Twenty-four year-old Polly Street of Chicago has three grievances:
1) she is driving an electric car.  "Her soul yearned for a gas car."
2) her brother, Bob, is getting married in Arizona.  And her family wasn't going.
3) her ex-fiancé of one week had already asked someone else to the Mandarin Ball.

The only one Polly has control over was going to Arizona.  So she decides to travel to her brother's mine in the northern part of Mexico, and then go with him to Douglas, Arizona for his wedding.  But Polly's letter informing Bob of her plans doesn't reach Mexico in time.

Polly has some wonderful adventures: shoot outs, a charming Mexican officer, hiding in a small cave, sleeping under the stars, midnight horse rides, avoiding a revolution, and looking for treasure.

Marc Scott, the assistant superintendent at the mine thinks "women have endurance, I'll say they have.  Built like Angora kittens, and with the constitutions of beef critters."

My favorite line in the book is "I guess I'm like Grandfather Street was in his religion.  He thought the Baptists were wonderful until he joined them and then the Presbyterians looked more interesting to him.  After he'd been with them a while he couldn't see how anybody could be a Presbyterian, so he joined the Unitarians.  People thought he was a turncoat, but he wasn't - he was just a sort of religious Mormon.  One church wasn't enough for him."

About the author  -

I couldn't find anything about Helen F. Bagg other than she sometimes used "Jarvis Hall' as a pseudonym.
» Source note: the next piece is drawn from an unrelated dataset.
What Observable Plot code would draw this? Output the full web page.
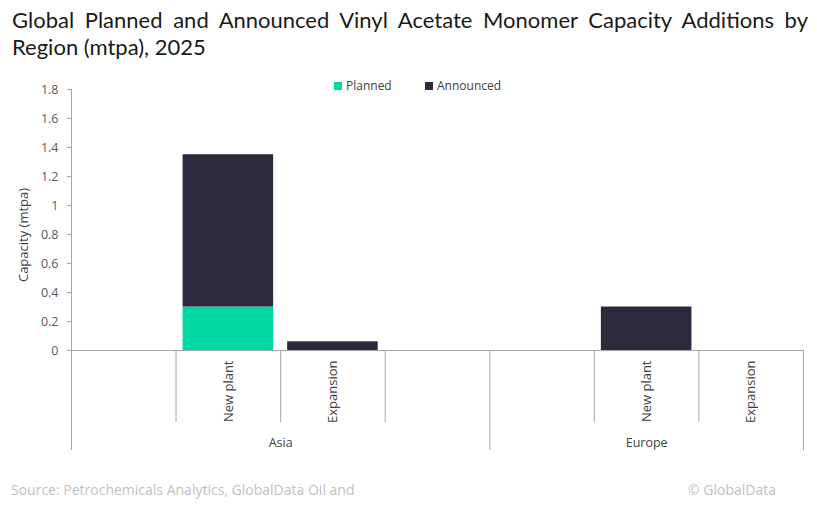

I saw at least 10 books and plays attributed to her.

About the illustrator  -


Henry Clarence Pitz was born June 16, 1895 in Philadelphia, Pennsylvania.  His father was a bookbinder who immigrated from Germany.  Pitz graduated from West Philadelphia High School and was awarded a scholarship to the Philadelphia Museum School of Industrial Art. There he studied illustration.

In the 1930s Pitz joined the monthly magazine American Artist as an associate editor and writer and was a regular contributor to the magazine for the rest of his life. Pitz also became a teacher at the Museum School.

In the 1960s Pitz was commissioned by Houghton, Mifflin and Company to write The Brandywine School which remained on the best seller list for ten weeks. Pitz published a comprehensive book on his favorite illustrator, Howard Pyle.

Pitz resided at 3 Cornelia Place in the Chestnut Hill section of Philadelphia. He died on November 26, 1976.